Having played nearly 20 hours of it at the time of writing, the game manages to find successfully carve out its own identity, primarily by shining a light on places the Arkham games would often not touch on. Set shortly after Batman’s death following a fight with Ra’s al Ghul, it falls on the Bat’s four disciples—Nightwing (Dick Grayson), Batgirl (Barbara Gordon), Robin (Tim Drake), and Red Hood (Jason Todd)—to defend Gotham in his absence. “Batman being dead” is a well-used story conceit, and Gotham Knights solidly hits all the beats that come with that territory. Tim (a high schooler in this universe) is openly uncertain if the team is up to protecting Gotham and his place in the team, Jason’s pissed off and working through his still fairly recent resurrection and subsequent rejoining of his family after previously being on the outs, that sort of thing.

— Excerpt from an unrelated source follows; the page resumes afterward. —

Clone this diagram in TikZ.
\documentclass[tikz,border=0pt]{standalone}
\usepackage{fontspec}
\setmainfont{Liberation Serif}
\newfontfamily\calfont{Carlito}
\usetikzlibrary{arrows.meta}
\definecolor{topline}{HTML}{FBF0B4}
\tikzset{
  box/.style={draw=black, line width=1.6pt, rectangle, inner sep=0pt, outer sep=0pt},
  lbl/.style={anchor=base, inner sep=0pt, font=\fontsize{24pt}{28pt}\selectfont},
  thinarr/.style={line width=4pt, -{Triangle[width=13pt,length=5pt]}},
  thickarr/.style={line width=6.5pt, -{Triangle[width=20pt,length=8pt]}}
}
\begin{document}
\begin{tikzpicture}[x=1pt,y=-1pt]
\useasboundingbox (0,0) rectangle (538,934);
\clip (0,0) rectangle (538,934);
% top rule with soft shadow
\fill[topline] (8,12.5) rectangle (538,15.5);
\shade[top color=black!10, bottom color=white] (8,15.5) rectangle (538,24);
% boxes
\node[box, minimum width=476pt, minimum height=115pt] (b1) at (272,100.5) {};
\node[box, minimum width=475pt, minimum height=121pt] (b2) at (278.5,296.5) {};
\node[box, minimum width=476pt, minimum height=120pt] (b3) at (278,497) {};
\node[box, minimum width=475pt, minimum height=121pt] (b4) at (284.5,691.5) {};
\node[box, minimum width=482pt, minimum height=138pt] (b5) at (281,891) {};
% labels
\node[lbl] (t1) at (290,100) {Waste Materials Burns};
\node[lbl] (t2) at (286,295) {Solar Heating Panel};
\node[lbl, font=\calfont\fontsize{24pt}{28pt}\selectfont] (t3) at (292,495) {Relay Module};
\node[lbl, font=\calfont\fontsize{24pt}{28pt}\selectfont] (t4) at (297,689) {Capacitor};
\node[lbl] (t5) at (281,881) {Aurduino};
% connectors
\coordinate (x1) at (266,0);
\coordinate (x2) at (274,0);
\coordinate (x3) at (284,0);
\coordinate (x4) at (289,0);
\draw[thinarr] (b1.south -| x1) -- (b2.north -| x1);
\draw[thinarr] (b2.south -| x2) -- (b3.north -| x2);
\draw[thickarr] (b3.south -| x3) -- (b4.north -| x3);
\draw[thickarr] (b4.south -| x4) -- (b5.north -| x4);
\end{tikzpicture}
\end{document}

What helps Knights stand out is how much WB Games truly commits to this being an ensemble story. The dialogue between the foursome feels cut from recent team-up comics, particularly in the optional character beats scattered around their headquarters and parts of Gotham. Everyone’s given time to interact with each other; one scene will see Barbara vent to Jason about how she’s beginning to forget the face of her late father Jim Gordon, and in the next, Dick will pester Jason as the latter’s silently brooding on rooftops in Gotham. In story cutscenes where the group debriefs their findings, Tim will accidentally bring up Jason’s resurrection, or have some brotherly ribbing with Dick. Sometimes the voice acting can be hit or miss, but the group as a whole is well-characterized and play off each other well.

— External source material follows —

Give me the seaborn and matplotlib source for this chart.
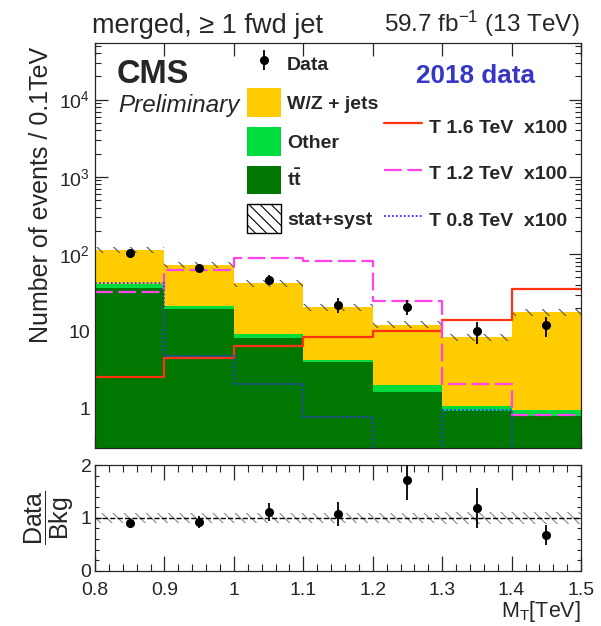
import numpy as np
import pandas as pd
import matplotlib
matplotlib.use('Agg')
import matplotlib.pyplot as plt
import seaborn as sns
from matplotlib.patches import Patch
from matplotlib.lines import Line2D
from matplotlib.ticker import MultipleLocator, LogLocator, FixedLocator, FixedFormatter, NullFormatter

# Binning in M_T [TeV]
bin_edges = [0.8, 0.9, 1.0, 1.1, 1.2, 1.3, 1.4, 1.5]
bin_centers = [0.85, 0.95, 1.05, 1.15, 1.25, 1.35, 1.45]

# Background yields (events / 0.1 TeV)
ttbar = [37.0, 19.5, 8.2, 4.0, 1.65, 0.94, 0.80]
other = [4.0, 2.0, 1.05, 0.30, 0.40, 0.15, 0.17]
wjets = [73.0, 51.5, 33.0, 16.2, 10.2, 7.3, 16.8]
bkg_unc = [0.10, 0.10, 0.10, 0.10, 0.10, 0.11, 0.11]  # relative stat+syst

# Observed data
data = [103, 67, 47, 22, 21, 10, 12]
data_err = [10.1, 8.2, 6.9, 4.7, 4.6, 3.2, 3.5]

# Signals (already scaled x100)
sig_16 = [2.6, 4.5, 6.4, 8.4, 10.2, 14.2, 35.0]
sig_12 = [32.5, 62.0, 88.0, 81.0, 25.0, 2.1, 0.82]
sig_08 = [42.0, 4.75, 2.1, 0.77, 0.30, 0.95, 0.30]

y_ticks = [1, 10, 100, 1000, 10000]
y_tick_labels = ['1', '10', r'$\mathregular{10^{2}}$', r'$\mathregular{10^{3}}$', r'$\mathregular{10^{4}}$']
ratio_ticks = [0, 1, 2]

c_wjets = '#ffcc00'
c_other = '#00dc3c'
c_ttbar = '#007800'
c_16 = '#ff3311'
c_12 = '#ff44ee'
c_08 = '#3333ff'

sns.set_style('ticks')
plt.rcParams['font.family'] = ['Liberation Sans', 'DejaVu Sans']
plt.rcParams['mathtext.fontset'] = 'custom'
plt.rcParams['mathtext.rm'] = 'Liberation Sans'
plt.rcParams['mathtext.it'] = 'Liberation Sans:italic'
plt.rcParams['mathtext.bf'] = 'Liberation Sans:bold'
plt.rcParams['hatch.linewidth'] = 0.8

fig = plt.figure(figsize=(6.01, 6.26), dpi=100)
ax = fig.add_axes([0.1581, 0.2843, 0.8087, 0.6470])
axr = fig.add_axes([0.1581, 0.0883, 0.8087, 0.1688])

# stacked backgrounds (first hue level ends up on top)
df = pd.DataFrame({
    'mt': bin_centers * 3,
    'events': ttbar + other + wjets,
    'process': ['ttbar'] * 7 + ['Other'] * 7 + ['W/Z + jets'] * 7,
})
sns.histplot(data=df, x='mt', weights='events', hue='process',
             hue_order=['W/Z + jets', 'Other', 'ttbar'], multiple='stack',
             bins=bin_edges, element='step', alpha=1, linewidth=0,
             palette={'ttbar': c_ttbar, 'Other': c_other, 'W/Z + jets': c_wjets},
             legend=False, ax=ax)

total = np.array(ttbar) + np.array(other) + np.array(wjets)
unc = np.array(bkg_unc)
ax.stairs(total * (1 + unc), bin_edges, baseline=total * (1 - unc), fill=True,
          facecolor='none', edgecolor='#555555', hatch='\\\\', linewidth=0)

# signals
sns.histplot(x=bin_centers, weights=sig_16, bins=bin_edges, element='step', fill=False,
             color=c_16, linewidth=1.6, ax=ax)
sns.histplot(x=bin_centers, weights=sig_12, bins=bin_edges, element='step', fill=False,
             color=c_12, linewidth=1.6, dashes=(8, 2.5), ax=ax)
sns.histplot(x=bin_centers, weights=sig_08, bins=bin_edges, element='step', fill=False,
             color=c_08, linewidth=1.3, linestyle=(0, (1, 1.2)), ax=ax)

data_cont = ax.errorbar(bin_centers, data, yerr=data_err, fmt='o', color='black',
                        ms=5.5, elinewidth=1.3, capsize=0, label='Data', zorder=5)

ax.set_yscale('log')
ax.set_ylim(0.31, 5.4e4)
ax.set_xlim(0.8, 1.5)
ax.yaxis.set_major_locator(FixedLocator(y_ticks))
ax.yaxis.set_major_formatter(FixedFormatter(y_tick_labels))
ax.yaxis.set_minor_locator(LogLocator(base=10, subs=np.arange(2, 10)))
ax.yaxis.set_minor_formatter(NullFormatter())
ax.xaxis.set_major_locator(MultipleLocator(0.1))
ax.set_xticklabels([])
ax.set_xlabel('')
ax.tick_params(which='both', direction='in', top=True, right=True, labelsize=14, pad=3.5)
ax.tick_params(which='major', length=9, width=0.9)
ax.tick_params(which='minor', length=4.5, width=0.8)
ax.set_ylabel('Number of events / 0.1TeV', fontsize=18, loc='top')
ax.yaxis.set_label_coords(-0.087, 0.99)
for s in ax.spines.values():
    s.set_linewidth(0.9)

# legends
leg1_handles = [data_cont,
                Patch(facecolor=c_wjets, edgecolor='none'),
                Patch(facecolor=c_other, edgecolor='none'),
                Patch(facecolor=c_ttbar, edgecolor='none'),
                Patch(facecolor='white', edgecolor='black', hatch='\\\\\\', linewidth=1)]
leg1_labels = ['Data', 'W/Z + jets', 'Other', r'$\mathbf{t\bar{t}}$', 'stat+syst']
fig.legend(leg1_handles, leg1_labels, loc='upper left',
           bbox_to_anchor=(247 / 601, 1 - 49.5 / 626), bbox_transform=fig.transFigure,
           frameon=False, borderpad=0, borderaxespad=0,
           handlelength=1.75, handleheight=1.9, handletextpad=0.31, labelspacing=0.51,
           prop={'weight': 'bold', 'size': 14})

leg2_handles = [Line2D([], [], color=c_16, lw=1.6),
                Line2D([], [], color=c_12, lw=1.6, dashes=(8, 2.5)),
                Line2D([], [], color=c_08, lw=1.3, linestyle=(0, (1, 1.2)))]
leg2_labels = ['T 1.6 TeV  x100', 'T 1.2 TeV  x100', 'T 0.8 TeV  x100']
fig.legend(leg2_handles, leg2_labels, loc='upper left',
           bbox_to_anchor=(384 / 601, 1 - 114 / 626), bbox_transform=fig.transFigure,
           frameon=False, borderpad=0, borderaxespad=0,
           handlelength=1.95, handleheight=1.54, handletextpad=0.36, labelspacing=1.15,
           prop={'weight': 'bold', 'size': 14})

# labels
fig.text(92 / 601, 1 - 33 / 626, 'merged, \u2265 1 fwd jet', fontsize=19.5, va='baseline', ha='left')
fig.text(580 / 601, 1 - 32 / 626, r'59.7 fb$^{-1}$ (13 TeV)', fontsize=17.5, va='baseline', ha='right')
fig.text(117 / 601, 1 - 83 / 626, 'CMS', fontsize=23.5, fontweight='bold', va='baseline', ha='left')
fig.text(118 / 601, 1 - 112 / 626, 'Preliminary', fontsize=17.5, style='italic', va='baseline', ha='left')
fig.text(476 / 601, 1 - 83 / 626, '2018 data', fontsize=18.8, fontweight='bold', color='#3636c8',
         va='baseline', ha='center')

# ratio panel
ratio = np.array(data) / total
ratio_err = np.array(data_err) / total
axr.stairs(1 + unc, bin_edges, baseline=1 - unc, fill=True, facecolor='none',
           edgecolor='#888888', hatch='\\\\\\', linewidth=0)
axr.axhline(1, color='black', ls='--', lw=1)
axr.errorbar(bin_centers, ratio, yerr=ratio_err, fmt='o', color='black', ms=5.5,
             elinewidth=1.3, capsize=0, zorder=5)
axr.set_xlim(0.8, 1.5)
axr.set_ylim(0, 2)
axr.yaxis.set_major_locator(FixedLocator(ratio_ticks))
axr.yaxis.set_minor_locator(MultipleLocator(0.2))
axr.xaxis.set_major_locator(MultipleLocator(0.1))
axr.xaxis.set_minor_locator(MultipleLocator(0.02))
axr.xaxis.set_major_formatter(matplotlib.ticker.FuncFormatter(lambda v, p: f'{v:g}'))
axr.tick_params(which='both', direction='in', top=True, right=True, labelsize=14)
axr.tick_params(axis='x', which='major', length=11, width=0.9, pad=8)
axr.tick_params(axis='x', which='minor', length=5, width=0.8)
axr.tick_params(axis='y', which='major', length=5, width=0.8, pad=2.5)
axr.tick_params(axis='y', which='minor', length=3, width=0.8)
axr.set_xlabel(r'M$_\mathregular{T}$[TeV]', fontsize=15.5, loc='right', labelpad=0)
axr.set_ylabel(r'$\dfrac{\mathregular{Data}}{\mathregular{Bkg}}$', fontsize=18)
axr.yaxis.set_label_coords(-0.04, 0.5)
for s in axr.spines.values():
    s.set_linewidth(0.9)

fig.savefig('out.png', dpi=100)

The primary villain of Gotham Knights is the Court of Owls, but the game also features a small selection of Batman villains in their own isolated questlines, dubbed “case files” in-game. I committed myself to using one specific hero who’d be the best narrative fit: Jason would deal with Clayface, who’s recently resurfaced after being thought dead; Barbara gets the tech-heavy Mr. Freeze and his gang of Regulators; Tim gets wellness guru Harley Quinn; and Dick often takes the lead on missions involving the Court. Since dialogue varies depending on the character used, it’s become satisfying seeing a particular hero contend with a villain I’ve made their temporary personal nemesis, not unlike tie-in stories during comic event storylines.
Another way in which Gotham Knights makes its own mark is how much more personable it is compared to Rocksteady’s Arkham games. Those titles seemed mostly afraid of the idea of Batman having his costumed allies to rely on, and were similarly very eager to make Gotham City as vacant as possible in its sequels. That kind of isolation fit with Rocksteady’s intended atmosphere, but at a certain point, you want to be Batman in Gotham at its fullest. Knights doesn’t fully make Gotham a vibrant city worth protecting—one that feels like its own character, similar to what Insomniac Games has done with its two Spider-Man games—but there’s enough here to work with, thanks to a civilian information network that previously gave tips to Batman and have now chosen to work with the Knights. When returning back to base, the loading screen displays, among other things, a list of crimes thwarted during the night, which provides a further sense that the team is making some kind of effort in keeping the city safe.
Gotham Knights lacks the polish of its other superhero contemporaries, and in terms of gameplay, it feels like it’s caught between the worlds of a superhero co-op brawler and a potential live service alike. Still, it’s hitting at just the right time when the year is winding down and I’m in the right kind of mindset to be pleasantly surprised. Like its lead quartet of emotionally compromised young adults in colorful costumes, Gotham Knights has its heart in the right place and has a strong foundation for future adventures.